Large-scale enforcement endeavors like “Operation Midway Blitz” (in Chicagoland) and “Operation Charlotte’s Web” (in central North Carolina) have drawn massive media attention and protests, with claims DHS is engaging in random sweeps and “racial profiling”. 

Those claims have taken hold to such an extent that even those lawfully here are cautious about going out, with one acquaintance asking for my phone number so she has a lawyer to call in case she’s taken into ICE custody.

Did I mention she was born in Portland, Oregon?

In any event, I doubt most of the more pointed assertions about those operations are true, for a couple of reasons. 

First, from my (three decades of) experience in immigration enforcement, both sweeps and profiling are wastes of departmental resources, and in most instances the latter is illegal. 

When Trump returned to office, ICE had more than 7.6 million aliens on its non-detained docket, 1.445 million of whom were under final orders of removal. In other words, the agency has more than enough “targets” for arrest without having to show up at random home-improvement stores looking for more. 

And in many cases, those aliens aren’t alone; instead, they are in the company of other aliens here illegally, resulting in the “collateral arrests” you may have heard “border czar” Tom Homan referencing. 

The second, and less subjective, reason why I doubt DHS is engaged in large-scale sweeps comes from ICE’s own detention statistics.

At present, the agency has 52,510 aliens in its custody who were arrested by ICE officers and agents (an additional 12,625 detainees were apprehended by CBP at the borders and ports). 

Of those 52,510 ICE detainees, 16,057 have criminal convictions and an additional 15,259 have pending criminal charges – 31,316 all told, meaning roughly 60 percent of all the aliens arrested in the interior and currently in ICE detention have criminal records. 
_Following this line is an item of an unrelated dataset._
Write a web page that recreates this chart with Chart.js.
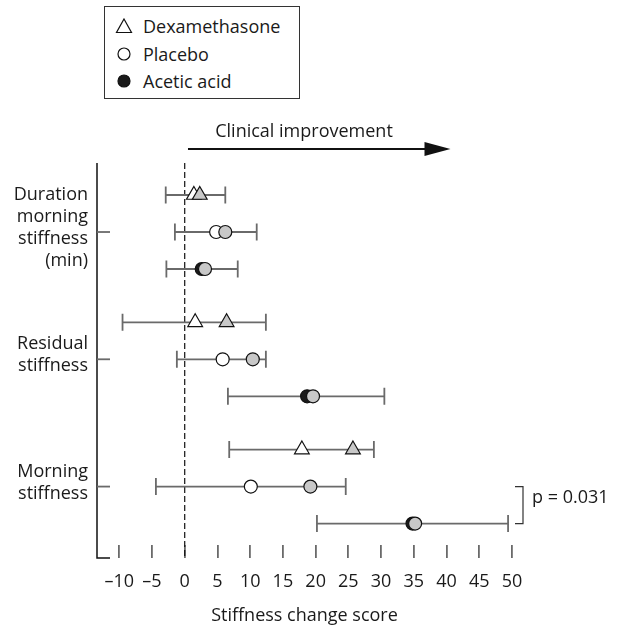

Of the remaining 21,194 detainees (identified as “other immigration violators”), a significant number are almost definitely under final removal orders and awaiting deportation. 
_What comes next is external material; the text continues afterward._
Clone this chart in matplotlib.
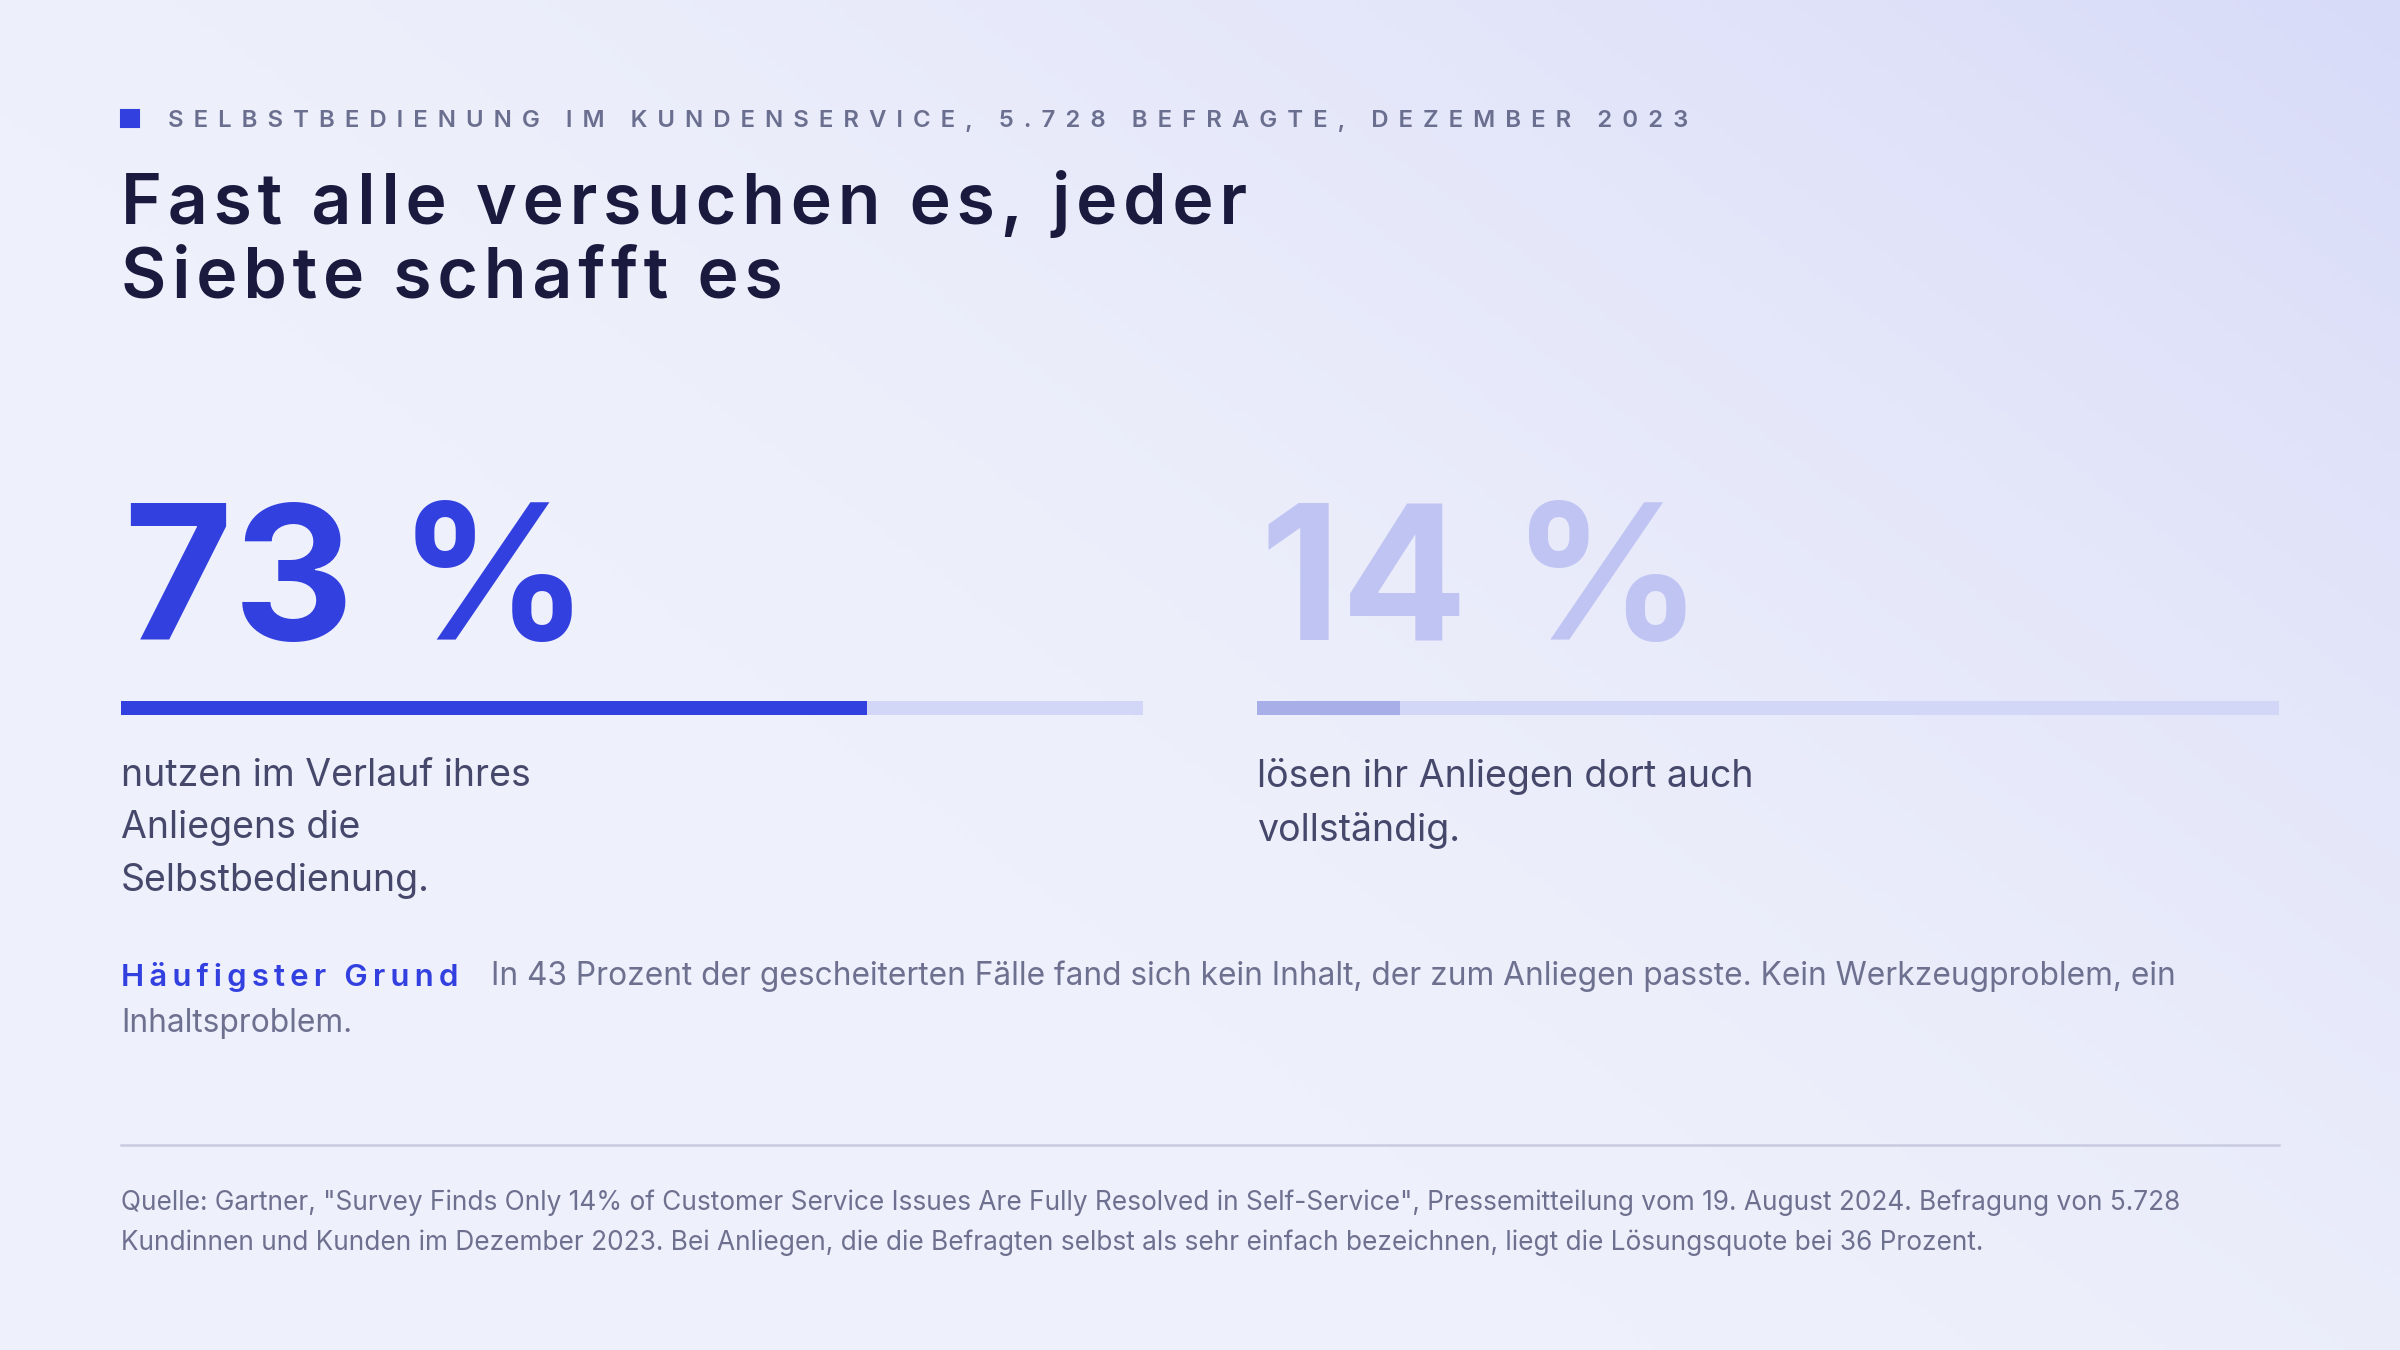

How do I know that? Because the latest ICE data reveals that the agency has already removed 56,392 aliens who had been in ICE custody since October 1. 

At that pace, DHS is on track for at least 600,000 deportations this fiscal year, but more importantly that statistic reveals that the aliens the agency is detaining either already had removal orders or had criminal records so serious that they didn’t qualify for any relief. 

Simply put, results like that don’t come from random sweeps of people milling about in parking lots. 

Time for DHS to Put Its Policies into Context

Perhaps you’ve heard the old proverb about tackling large-scale projects: “How do you eat an elephant? One bite at a time.”

DHS came into the Trump II administration faced with a heaping helping of pachyderm pâté: a border that had to be fixed, and fast; and an illegal alien population the Center conservatively estimated at 15.4 million and climbing.

As the foregoing indicates, the border is fixed (for now) and the total foreign-born population has fallen by about 2 million, most of them aliens who had been here unlawfully, since Trump returned. 

DHS media meanwhile has been forced into a massive game of “whack a mole”, constantly whipsawed as it corrects questionable press accounts and responds to outlandish claims, all the while attempting to get its own narrative into the public sphere.

Even the most laudable and meritorious policy will fail if it lacks popular support, and at the moment, there’s a long line of “reporters”, advocates, and politicos taking whacks at what DHS is doing on the ground in cities across the country to undermine the administration’s immigration-enforcement regime. 

Nature abhors a vacuum, and if DHS wants its immigration policies to succeed, now’s likely the time to double-down on its messaging, highlighting its successes, explaining its tactics, elucidating its goals and the means it’s using to achieve them. Take it from a DC veteran: if you don’t tell your own story, your opponents will do it for you.